* _The task_
Find each line that has the string "diagram" and give the total, with nothing else.

* _Given data_
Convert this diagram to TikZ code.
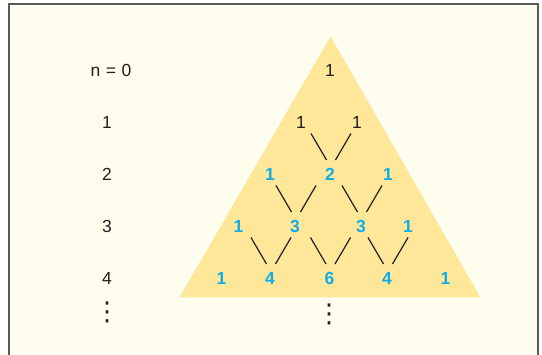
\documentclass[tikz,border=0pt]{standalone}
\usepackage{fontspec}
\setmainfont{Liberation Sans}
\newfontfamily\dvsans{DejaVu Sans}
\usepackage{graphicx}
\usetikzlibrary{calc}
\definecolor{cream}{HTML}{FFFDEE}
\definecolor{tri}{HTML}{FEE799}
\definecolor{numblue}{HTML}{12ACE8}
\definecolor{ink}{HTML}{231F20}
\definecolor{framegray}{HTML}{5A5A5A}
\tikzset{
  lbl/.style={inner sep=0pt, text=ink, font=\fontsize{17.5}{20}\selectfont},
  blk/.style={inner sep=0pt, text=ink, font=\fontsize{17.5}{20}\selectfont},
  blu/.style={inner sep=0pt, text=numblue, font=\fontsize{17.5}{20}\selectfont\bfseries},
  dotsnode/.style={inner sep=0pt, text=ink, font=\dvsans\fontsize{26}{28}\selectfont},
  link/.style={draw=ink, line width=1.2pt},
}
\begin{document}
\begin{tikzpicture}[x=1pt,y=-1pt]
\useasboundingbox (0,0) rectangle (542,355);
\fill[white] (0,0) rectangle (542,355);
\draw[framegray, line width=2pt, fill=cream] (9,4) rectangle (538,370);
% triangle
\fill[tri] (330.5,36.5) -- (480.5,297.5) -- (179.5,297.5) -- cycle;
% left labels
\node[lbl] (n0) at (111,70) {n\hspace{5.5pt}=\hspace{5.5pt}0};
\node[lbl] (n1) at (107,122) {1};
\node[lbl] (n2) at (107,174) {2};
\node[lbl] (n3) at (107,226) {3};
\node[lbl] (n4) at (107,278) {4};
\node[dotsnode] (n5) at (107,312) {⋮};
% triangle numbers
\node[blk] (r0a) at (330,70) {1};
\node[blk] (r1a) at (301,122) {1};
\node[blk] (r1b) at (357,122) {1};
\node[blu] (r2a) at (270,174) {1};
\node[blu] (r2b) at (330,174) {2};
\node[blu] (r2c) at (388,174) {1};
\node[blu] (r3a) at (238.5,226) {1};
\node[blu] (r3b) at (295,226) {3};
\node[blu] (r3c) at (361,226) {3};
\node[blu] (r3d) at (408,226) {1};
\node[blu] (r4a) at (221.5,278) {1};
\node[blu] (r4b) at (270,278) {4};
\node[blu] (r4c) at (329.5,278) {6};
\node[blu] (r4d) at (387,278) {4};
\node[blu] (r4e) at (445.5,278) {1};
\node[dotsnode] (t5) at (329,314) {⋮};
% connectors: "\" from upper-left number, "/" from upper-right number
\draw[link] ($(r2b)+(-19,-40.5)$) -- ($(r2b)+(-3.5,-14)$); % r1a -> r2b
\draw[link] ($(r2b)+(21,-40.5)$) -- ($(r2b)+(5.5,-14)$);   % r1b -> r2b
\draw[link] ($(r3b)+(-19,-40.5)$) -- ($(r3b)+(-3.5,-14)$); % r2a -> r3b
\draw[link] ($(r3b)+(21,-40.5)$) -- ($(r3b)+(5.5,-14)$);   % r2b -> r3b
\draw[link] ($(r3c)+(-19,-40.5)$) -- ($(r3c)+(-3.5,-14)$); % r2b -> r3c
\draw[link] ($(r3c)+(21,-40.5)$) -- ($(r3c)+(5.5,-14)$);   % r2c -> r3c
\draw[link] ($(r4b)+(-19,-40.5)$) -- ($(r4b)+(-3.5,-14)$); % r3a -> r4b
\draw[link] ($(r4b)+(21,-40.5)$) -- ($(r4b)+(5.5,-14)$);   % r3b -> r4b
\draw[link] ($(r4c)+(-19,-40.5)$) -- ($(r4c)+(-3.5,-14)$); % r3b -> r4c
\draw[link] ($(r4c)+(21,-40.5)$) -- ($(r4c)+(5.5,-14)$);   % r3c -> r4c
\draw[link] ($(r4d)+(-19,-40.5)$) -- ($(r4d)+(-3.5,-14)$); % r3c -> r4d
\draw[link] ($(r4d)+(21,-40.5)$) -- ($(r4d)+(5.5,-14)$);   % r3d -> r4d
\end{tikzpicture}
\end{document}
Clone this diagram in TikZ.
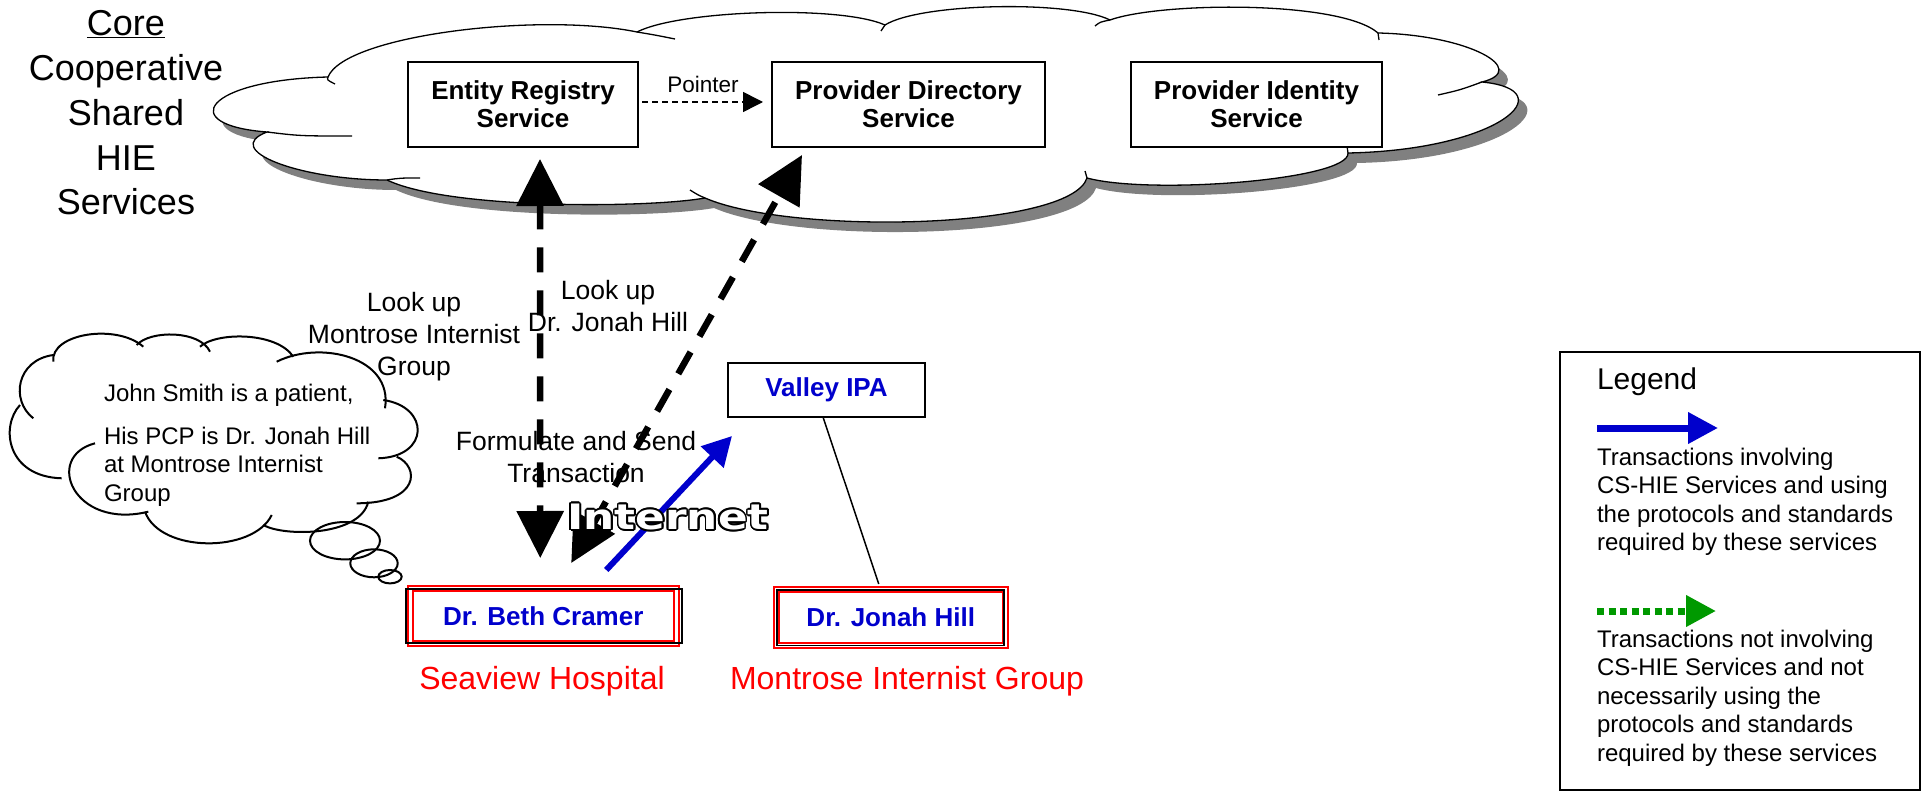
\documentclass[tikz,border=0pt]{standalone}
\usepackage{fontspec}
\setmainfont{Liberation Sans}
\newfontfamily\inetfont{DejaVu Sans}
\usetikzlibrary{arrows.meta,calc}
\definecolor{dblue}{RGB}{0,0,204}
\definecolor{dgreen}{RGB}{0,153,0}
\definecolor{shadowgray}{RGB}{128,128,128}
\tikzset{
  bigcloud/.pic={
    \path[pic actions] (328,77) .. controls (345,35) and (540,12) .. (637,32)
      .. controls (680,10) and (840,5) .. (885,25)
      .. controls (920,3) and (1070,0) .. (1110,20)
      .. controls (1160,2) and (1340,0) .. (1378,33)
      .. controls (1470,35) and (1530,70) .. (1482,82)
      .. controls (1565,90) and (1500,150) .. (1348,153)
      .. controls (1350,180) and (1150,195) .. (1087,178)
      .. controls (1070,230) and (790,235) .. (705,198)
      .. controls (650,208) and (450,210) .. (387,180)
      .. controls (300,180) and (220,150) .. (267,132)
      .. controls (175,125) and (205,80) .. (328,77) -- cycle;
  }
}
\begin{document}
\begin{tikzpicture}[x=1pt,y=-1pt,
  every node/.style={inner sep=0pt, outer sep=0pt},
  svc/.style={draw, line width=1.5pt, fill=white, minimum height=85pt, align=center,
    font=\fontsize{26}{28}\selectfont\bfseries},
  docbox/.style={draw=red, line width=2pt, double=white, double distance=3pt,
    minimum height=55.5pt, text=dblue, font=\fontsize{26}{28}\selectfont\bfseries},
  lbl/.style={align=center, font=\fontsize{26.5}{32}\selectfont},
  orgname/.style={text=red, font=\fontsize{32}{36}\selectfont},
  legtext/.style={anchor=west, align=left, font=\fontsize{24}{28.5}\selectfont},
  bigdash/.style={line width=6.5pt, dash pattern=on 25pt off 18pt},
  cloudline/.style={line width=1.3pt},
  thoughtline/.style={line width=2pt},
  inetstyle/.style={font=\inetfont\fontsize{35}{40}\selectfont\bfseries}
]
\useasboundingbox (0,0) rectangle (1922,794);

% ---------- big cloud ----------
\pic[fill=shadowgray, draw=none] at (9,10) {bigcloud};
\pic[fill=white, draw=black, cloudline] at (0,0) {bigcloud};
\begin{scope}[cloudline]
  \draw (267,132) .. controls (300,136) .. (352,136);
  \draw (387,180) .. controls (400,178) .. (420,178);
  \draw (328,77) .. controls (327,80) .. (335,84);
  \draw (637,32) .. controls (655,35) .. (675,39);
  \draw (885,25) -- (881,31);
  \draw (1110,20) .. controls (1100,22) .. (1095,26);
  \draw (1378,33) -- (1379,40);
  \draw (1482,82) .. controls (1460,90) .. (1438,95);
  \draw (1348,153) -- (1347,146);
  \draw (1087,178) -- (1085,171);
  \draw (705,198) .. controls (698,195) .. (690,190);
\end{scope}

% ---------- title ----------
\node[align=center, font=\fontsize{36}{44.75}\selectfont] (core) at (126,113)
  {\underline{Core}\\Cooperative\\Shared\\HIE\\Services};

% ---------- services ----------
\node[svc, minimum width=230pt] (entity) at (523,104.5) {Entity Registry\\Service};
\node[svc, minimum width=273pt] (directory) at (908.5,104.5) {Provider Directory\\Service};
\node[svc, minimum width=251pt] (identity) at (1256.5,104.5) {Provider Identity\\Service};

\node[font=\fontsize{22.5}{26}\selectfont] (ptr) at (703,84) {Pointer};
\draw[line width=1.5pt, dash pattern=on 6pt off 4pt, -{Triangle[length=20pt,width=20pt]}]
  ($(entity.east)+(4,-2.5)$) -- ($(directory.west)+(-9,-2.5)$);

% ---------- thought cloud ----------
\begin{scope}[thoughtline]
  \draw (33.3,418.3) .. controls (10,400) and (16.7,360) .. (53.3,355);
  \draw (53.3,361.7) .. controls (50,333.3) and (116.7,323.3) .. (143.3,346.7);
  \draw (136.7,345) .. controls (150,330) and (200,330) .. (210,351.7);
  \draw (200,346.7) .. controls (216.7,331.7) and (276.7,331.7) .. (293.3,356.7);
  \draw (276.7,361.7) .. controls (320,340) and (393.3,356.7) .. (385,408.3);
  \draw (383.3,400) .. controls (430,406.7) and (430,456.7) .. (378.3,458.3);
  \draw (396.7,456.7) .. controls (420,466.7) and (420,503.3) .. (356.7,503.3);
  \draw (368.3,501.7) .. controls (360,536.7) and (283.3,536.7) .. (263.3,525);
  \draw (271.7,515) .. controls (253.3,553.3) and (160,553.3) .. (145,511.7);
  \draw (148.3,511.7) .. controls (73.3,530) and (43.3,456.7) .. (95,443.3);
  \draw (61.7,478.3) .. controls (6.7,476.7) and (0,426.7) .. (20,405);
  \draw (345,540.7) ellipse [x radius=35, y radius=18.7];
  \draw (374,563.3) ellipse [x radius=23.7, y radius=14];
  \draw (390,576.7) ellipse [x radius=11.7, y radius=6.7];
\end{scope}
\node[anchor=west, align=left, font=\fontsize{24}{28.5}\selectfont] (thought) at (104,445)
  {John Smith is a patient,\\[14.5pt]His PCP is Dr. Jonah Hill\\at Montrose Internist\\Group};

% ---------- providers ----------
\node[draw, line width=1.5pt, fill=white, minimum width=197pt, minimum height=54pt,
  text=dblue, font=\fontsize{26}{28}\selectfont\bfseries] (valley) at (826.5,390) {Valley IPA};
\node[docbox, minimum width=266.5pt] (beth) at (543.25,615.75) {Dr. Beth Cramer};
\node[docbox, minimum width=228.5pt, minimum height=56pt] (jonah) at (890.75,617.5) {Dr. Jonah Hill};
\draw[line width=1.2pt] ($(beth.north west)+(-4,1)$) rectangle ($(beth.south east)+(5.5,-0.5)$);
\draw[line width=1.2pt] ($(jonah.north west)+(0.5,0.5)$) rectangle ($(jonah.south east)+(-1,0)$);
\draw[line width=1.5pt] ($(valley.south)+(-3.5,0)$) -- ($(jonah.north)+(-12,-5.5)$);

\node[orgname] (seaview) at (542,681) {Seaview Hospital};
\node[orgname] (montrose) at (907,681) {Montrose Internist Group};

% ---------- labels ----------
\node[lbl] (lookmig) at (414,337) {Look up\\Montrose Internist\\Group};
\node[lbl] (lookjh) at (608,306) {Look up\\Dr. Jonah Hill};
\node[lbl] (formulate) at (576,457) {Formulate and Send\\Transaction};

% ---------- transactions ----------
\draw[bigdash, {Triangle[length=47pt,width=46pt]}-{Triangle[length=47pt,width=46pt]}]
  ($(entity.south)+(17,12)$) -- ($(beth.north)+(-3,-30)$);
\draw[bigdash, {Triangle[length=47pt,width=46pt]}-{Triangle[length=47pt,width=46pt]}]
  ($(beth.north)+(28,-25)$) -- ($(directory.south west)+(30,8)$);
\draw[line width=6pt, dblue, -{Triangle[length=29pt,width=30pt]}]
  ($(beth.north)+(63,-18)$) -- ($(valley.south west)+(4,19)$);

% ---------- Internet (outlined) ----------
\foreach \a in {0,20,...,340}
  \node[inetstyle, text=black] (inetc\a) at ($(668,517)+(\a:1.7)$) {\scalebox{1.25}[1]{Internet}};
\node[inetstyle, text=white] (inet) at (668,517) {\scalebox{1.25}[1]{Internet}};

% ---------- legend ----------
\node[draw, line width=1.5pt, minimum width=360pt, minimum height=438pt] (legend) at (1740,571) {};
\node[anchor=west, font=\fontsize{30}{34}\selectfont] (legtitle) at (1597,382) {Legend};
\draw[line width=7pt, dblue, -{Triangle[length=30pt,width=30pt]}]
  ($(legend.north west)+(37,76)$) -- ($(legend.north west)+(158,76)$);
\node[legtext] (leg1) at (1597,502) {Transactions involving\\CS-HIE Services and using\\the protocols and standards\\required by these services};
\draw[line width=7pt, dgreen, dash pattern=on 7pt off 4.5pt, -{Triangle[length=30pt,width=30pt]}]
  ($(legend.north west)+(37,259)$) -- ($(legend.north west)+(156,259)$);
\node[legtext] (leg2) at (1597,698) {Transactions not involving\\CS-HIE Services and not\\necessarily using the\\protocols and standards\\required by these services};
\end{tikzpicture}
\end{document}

* _Answer below_
2